_WORK REQUIRED_: Please copy all the lines that follow, word for word.

##### MATERIAL #####

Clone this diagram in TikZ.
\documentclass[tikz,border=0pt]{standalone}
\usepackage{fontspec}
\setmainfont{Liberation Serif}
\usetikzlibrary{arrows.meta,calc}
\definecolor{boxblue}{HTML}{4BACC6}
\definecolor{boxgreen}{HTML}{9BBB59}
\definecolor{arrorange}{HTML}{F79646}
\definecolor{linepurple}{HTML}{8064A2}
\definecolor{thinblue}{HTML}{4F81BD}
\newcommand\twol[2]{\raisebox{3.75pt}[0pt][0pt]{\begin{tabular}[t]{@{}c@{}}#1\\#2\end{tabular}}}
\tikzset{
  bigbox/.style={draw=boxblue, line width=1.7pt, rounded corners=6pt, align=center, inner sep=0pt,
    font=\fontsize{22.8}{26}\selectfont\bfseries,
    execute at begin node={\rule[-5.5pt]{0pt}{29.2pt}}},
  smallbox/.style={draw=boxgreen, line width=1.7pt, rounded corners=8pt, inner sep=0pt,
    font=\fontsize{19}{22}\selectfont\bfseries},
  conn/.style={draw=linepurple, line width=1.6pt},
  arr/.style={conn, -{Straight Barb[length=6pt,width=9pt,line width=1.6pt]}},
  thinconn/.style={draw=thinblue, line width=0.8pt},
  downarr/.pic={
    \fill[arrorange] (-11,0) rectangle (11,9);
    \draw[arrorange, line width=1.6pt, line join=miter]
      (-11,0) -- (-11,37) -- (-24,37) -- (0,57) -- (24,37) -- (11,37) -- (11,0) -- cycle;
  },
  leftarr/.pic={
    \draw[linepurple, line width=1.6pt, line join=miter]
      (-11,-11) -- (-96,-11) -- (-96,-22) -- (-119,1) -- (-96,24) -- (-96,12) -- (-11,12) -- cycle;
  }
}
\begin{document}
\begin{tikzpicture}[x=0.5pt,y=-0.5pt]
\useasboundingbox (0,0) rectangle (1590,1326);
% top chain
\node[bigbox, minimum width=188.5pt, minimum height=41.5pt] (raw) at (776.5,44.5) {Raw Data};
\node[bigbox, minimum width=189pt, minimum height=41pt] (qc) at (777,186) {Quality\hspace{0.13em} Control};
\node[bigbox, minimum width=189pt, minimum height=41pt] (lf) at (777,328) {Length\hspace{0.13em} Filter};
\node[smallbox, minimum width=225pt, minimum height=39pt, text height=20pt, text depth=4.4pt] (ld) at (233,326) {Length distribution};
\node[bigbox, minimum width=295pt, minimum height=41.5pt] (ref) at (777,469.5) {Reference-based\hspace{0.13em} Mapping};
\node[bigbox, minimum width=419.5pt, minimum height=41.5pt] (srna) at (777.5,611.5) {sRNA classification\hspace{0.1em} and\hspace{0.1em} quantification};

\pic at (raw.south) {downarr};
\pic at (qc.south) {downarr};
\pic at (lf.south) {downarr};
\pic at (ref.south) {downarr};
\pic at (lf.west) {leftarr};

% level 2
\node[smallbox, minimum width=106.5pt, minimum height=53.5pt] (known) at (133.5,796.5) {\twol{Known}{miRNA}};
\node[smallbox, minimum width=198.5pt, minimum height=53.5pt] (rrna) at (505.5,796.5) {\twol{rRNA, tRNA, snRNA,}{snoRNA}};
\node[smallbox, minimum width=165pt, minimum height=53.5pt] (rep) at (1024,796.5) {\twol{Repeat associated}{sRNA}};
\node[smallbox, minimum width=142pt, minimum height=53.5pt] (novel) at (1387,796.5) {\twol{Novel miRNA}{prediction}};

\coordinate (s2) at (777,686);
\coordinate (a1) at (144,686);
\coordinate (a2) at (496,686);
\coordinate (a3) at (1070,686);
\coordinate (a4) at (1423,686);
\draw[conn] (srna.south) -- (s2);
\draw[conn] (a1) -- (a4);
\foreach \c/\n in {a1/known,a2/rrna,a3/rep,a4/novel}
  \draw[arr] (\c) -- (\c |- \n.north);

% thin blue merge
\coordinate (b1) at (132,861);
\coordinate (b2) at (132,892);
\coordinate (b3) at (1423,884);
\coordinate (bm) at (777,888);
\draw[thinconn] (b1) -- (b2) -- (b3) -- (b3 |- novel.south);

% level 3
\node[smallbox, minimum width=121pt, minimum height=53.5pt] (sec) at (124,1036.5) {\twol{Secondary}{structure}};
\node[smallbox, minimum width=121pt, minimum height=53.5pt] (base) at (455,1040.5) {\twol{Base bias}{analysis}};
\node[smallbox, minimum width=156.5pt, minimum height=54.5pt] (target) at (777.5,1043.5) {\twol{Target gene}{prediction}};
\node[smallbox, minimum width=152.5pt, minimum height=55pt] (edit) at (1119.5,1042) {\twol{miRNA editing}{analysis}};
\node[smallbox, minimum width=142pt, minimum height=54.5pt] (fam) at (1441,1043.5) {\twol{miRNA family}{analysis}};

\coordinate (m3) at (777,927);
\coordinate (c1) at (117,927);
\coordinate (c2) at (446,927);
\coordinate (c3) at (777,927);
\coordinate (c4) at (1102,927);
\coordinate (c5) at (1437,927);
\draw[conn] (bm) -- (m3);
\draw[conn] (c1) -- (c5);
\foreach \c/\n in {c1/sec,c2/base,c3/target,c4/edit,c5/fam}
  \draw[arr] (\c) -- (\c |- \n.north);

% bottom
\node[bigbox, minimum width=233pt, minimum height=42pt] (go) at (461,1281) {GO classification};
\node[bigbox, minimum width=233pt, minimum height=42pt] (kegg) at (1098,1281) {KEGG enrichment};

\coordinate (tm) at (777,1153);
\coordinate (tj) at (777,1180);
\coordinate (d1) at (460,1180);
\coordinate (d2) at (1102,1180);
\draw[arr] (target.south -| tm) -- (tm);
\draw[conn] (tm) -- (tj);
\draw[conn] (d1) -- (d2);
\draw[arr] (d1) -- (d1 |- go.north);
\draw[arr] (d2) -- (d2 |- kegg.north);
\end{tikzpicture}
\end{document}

#####

_FULL ANSWER_:
Clone this diagram in TikZ.
\documentclass[tikz,border=0pt]{standalone}
\usepackage{fontspec}
\setmainfont{Liberation Serif}
\usetikzlibrary{arrows.meta,calc}
\definecolor{boxblue}{HTML}{4BACC6}
\definecolor{boxgreen}{HTML}{9BBB59}
\definecolor{arrorange}{HTML}{F79646}
\definecolor{linepurple}{HTML}{8064A2}
\definecolor{thinblue}{HTML}{4F81BD}
\newcommand\twol[2]{\raisebox{3.75pt}[0pt][0pt]{\begin{tabular}[t]{@{}c@{}}#1\\#2\end{tabular}}}
\tikzset{
  bigbox/.style={draw=boxblue, line width=1.7pt, rounded corners=6pt, align=center, inner sep=0pt,
    font=\fontsize{22.8}{26}\selectfont\bfseries,
    execute at begin node={\rule[-5.5pt]{0pt}{29.2pt}}},
  smallbox/.style={draw=boxgreen, line width=1.7pt, rounded corners=8pt, inner sep=0pt,
    font=\fontsize{19}{22}\selectfont\bfseries},
  conn/.style={draw=linepurple, line width=1.6pt},
  arr/.style={conn, -{Straight Barb[length=6pt,width=9pt,line width=1.6pt]}},
  thinconn/.style={draw=thinblue, line width=0.8pt},
  downarr/.pic={
    \fill[arrorange] (-11,0) rectangle (11,9);
    \draw[arrorange, line width=1.6pt, line join=miter]
      (-11,0) -- (-11,37) -- (-24,37) -- (0,57) -- (24,37) -- (11,37) -- (11,0) -- cycle;
  },
  leftarr/.pic={
    \draw[linepurple, line width=1.6pt, line join=miter]
      (-11,-11) -- (-96,-11) -- (-96,-22) -- (-119,1) -- (-96,24) -- (-96,12) -- (-11,12) -- cycle;
  }
}
\begin{document}
\begin{tikzpicture}[x=0.5pt,y=-0.5pt]
\useasboundingbox (0,0) rectangle (1590,1326);
% top chain
\node[bigbox, minimum width=188.5pt, minimum height=41.5pt] (raw) at (776.5,44.5) {Raw Data};
\node[bigbox, minimum width=189pt, minimum height=41pt] (qc) at (777,186) {Quality\hspace{0.13em} Control};
\node[bigbox, minimum width=189pt, minimum height=41pt] (lf) at (777,328) {Length\hspace{0.13em} Filter};
\node[smallbox, minimum width=225pt, minimum height=39pt, text height=20pt, text depth=4.4pt] (ld) at (233,326) {Length distribution};
\node[bigbox, minimum width=295pt, minimum height=41.5pt] (ref) at (777,469.5) {Reference-based\hspace{0.13em} Mapping};
\node[bigbox, minimum width=419.5pt, minimum height=41.5pt] (srna) at (777.5,611.5) {sRNA classification\hspace{0.1em} and\hspace{0.1em} quantification};

\pic at (raw.south) {downarr};
\pic at (qc.south) {downarr};
\pic at (lf.south) {downarr};
\pic at (ref.south) {downarr};
\pic at (lf.west) {leftarr};

% level 2
\node[smallbox, minimum width=106.5pt, minimum height=53.5pt] (known) at (133.5,796.5) {\twol{Known}{miRNA}};
\node[smallbox, minimum width=198.5pt, minimum height=53.5pt] (rrna) at (505.5,796.5) {\twol{rRNA, tRNA, snRNA,}{snoRNA}};
\node[smallbox, minimum width=165pt, minimum height=53.5pt] (rep) at (1024,796.5) {\twol{Repeat associated}{sRNA}};
\node[smallbox, minimum width=142pt, minimum height=53.5pt] (novel) at (1387,796.5) {\twol{Novel miRNA}{prediction}};

\coordinate (s2) at (777,686);
\coordinate (a1) at (144,686);
\coordinate (a2) at (496,686);
\coordinate (a3) at (1070,686);
\coordinate (a4) at (1423,686);
\draw[conn] (srna.south) -- (s2);
\draw[conn] (a1) -- (a4);
\foreach \c/\n in {a1/known,a2/rrna,a3/rep,a4/novel}
  \draw[arr] (\c) -- (\c |- \n.north);

% thin blue merge
\coordinate (b1) at (132,861);
\coordinate (b2) at (132,892);
\coordinate (b3) at (1423,884);
\coordinate (bm) at (777,888);
\draw[thinconn] (b1) -- (b2) -- (b3) -- (b3 |- novel.south);

% level 3
\node[smallbox, minimum width=121pt, minimum height=53.5pt] (sec) at (124,1036.5) {\twol{Secondary}{structure}};
\node[smallbox, minimum width=121pt, minimum height=53.5pt] (base) at (455,1040.5) {\twol{Base bias}{analysis}};
\node[smallbox, minimum width=156.5pt, minimum height=54.5pt] (target) at (777.5,1043.5) {\twol{Target gene}{prediction}};
\node[smallbox, minimum width=152.5pt, minimum height=55pt] (edit) at (1119.5,1042) {\twol{miRNA editing}{analysis}};
\node[smallbox, minimum width=142pt, minimum height=54.5pt] (fam) at (1441,1043.5) {\twol{miRNA family}{analysis}};

\coordinate (m3) at (777,927);
\coordinate (c1) at (117,927);
\coordinate (c2) at (446,927);
\coordinate (c3) at (777,927);
\coordinate (c4) at (1102,927);
\coordinate (c5) at (1437,927);
\draw[conn] (bm) -- (m3);
\draw[conn] (c1) -- (c5);
\foreach \c/\n in {c1/sec,c2/base,c3/target,c4/edit,c5/fam}
  \draw[arr] (\c) -- (\c |- \n.north);

% bottom
\node[bigbox, minimum width=233pt, minimum height=42pt] (go) at (461,1281) {GO classification};
\node[bigbox, minimum width=233pt, minimum height=42pt] (kegg) at (1098,1281) {KEGG enrichment};

\coordinate (tm) at (777,1153);
\coordinate (tj) at (777,1180);
\coordinate (d1) at (460,1180);
\coordinate (d2) at (1102,1180);
\draw[arr] (target.south -| tm) -- (tm);
\draw[conn] (tm) -- (tj);
\draw[conn] (d1) -- (d2);
\draw[arr] (d1) -- (d1 |- go.north);
\draw[arr] (d2) -- (d2 |- kegg.north);
\end{tikzpicture}
\end{document}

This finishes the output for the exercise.